- [INSTRUCTIONS FOR THE TASK]
Please, without the pictures, retype exactly the lines from the start of the material through the line that holds "from matplotlib.patches import Rectangle".

- [DATA LINES]
= = = = = = =
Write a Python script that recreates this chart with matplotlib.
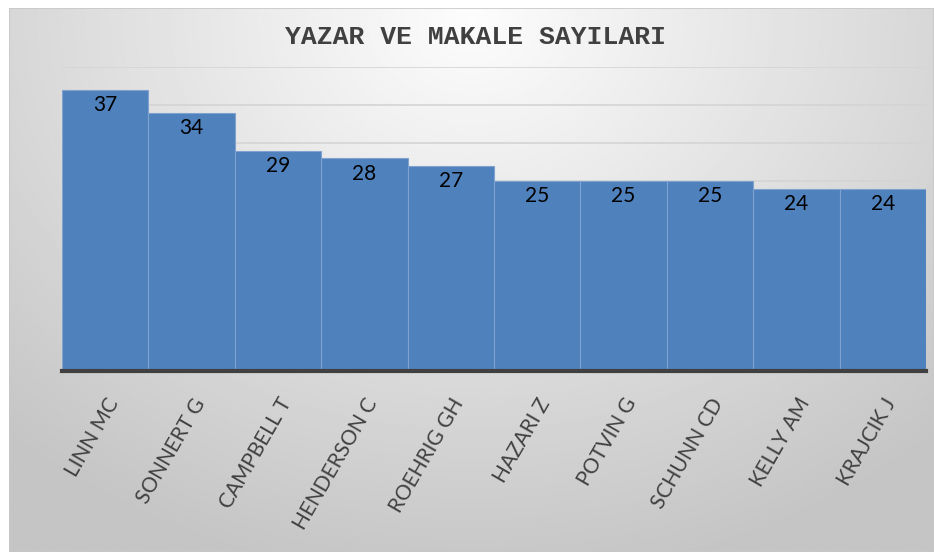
import numpy as np
import matplotlib
matplotlib.use("Agg")
import matplotlib.pyplot as plt
from matplotlib.patches import Rectangle

# data
authors = ["LINN MC", "SONNERT G", "CAMPBELL T", "HENDERSON C", "ROEHRIG GH",
           "HAZARI Z", "POTVIN G", "SCHUNN CD", "KELLY AM", "KRAJCIK J"]
counts = [37, 34, 29, 28, 27, 25, 25, 25, 24, 24]

W, H = 934, 552
fig = plt.figure(figsize=(W / 100, H / 100), dpi=100)
fig.patch.set_facecolor("white")

# radial gradient background (lighter near top centre)
bg = fig.add_axes([9 / W, 0, 1 - 9 / W, (H - 8) / H])
yy, xx = np.mgrid[0:1:300j, 0:1:500j]
d = np.sqrt(((xx - 0.5) / 0.75) ** 2 + ((yy - 0.02) / 1.05) ** 2)
shade = np.clip(0.99 - 0.22 * d, 0.77, 0.99)
bg.imshow(shade, cmap="gray", vmin=0, vmax=1, aspect="auto",
          extent=[0, 1, 1, 0], interpolation="bilinear")
bg.add_patch(Rectangle((0, 0), 1, 1, transform=bg.transAxes, fill=False,
                       edgecolor="#c8c8c8", linewidth=1.2))
bg.set_axis_off()

ax = fig.add_axes([62 / W, 181 / H, (926 - 62) / W, (371 - 67) / H])
ax.patch.set_alpha(0)
x = np.arange(len(authors))
bars = ax.bar(x, counts, width=1.0, color="#4f81bd", edgecolor="#7fa2cf",
              linewidth=0.8, zorder=3)
ax.set_xlim(-0.5, len(authors) - 0.5)
ax.set_ylim(0, 40)
ax.set_yticks(np.arange(0, 41, 5))
ax.yaxis.grid(True, color="#d4d4d4", linewidth=1.2, zorder=0)
ax.tick_params(axis="y", left=False, labelleft=False)
for s in ["top", "right", "left"]:
    ax.spines[s].set_visible(False)
ax.spines["bottom"].set_color("#404040")
ax.spines["bottom"].set_linewidth(3)
ax.spines["bottom"].set_zorder(4)

ax.set_xticks(x)
ax.set_xticklabels(authors, rotation=60, ha="right", rotation_mode="anchor",
                   fontsize=15, color="#404040", family="Lato")
ax.tick_params(axis="x", length=0, pad=17)

for b, v in zip(bars, counts):
    ax.text(b.get_x() + b.get_width() / 2, v - 0.7, str(v), ha="center",
            va="top", fontsize=15, color="black", family="Lato", zorder=5)

fig.text(476 / W, 1 - 37 / H, "YAZAR VE MAKALE SAYILARI", ha="center",
         va="center", fontsize=19, fontweight="bold", color="#404040",
         family="Liberation Mono")

fig.savefig("out.png", dpi=100)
= = = = = = =
- [FINISHED EXERCISE]
Write a Python script that recreates this chart with matplotlib.
import numpy as np
import matplotlib
matplotlib.use("Agg")
import matplotlib.pyplot as plt
from matplotlib.patches import Rectangle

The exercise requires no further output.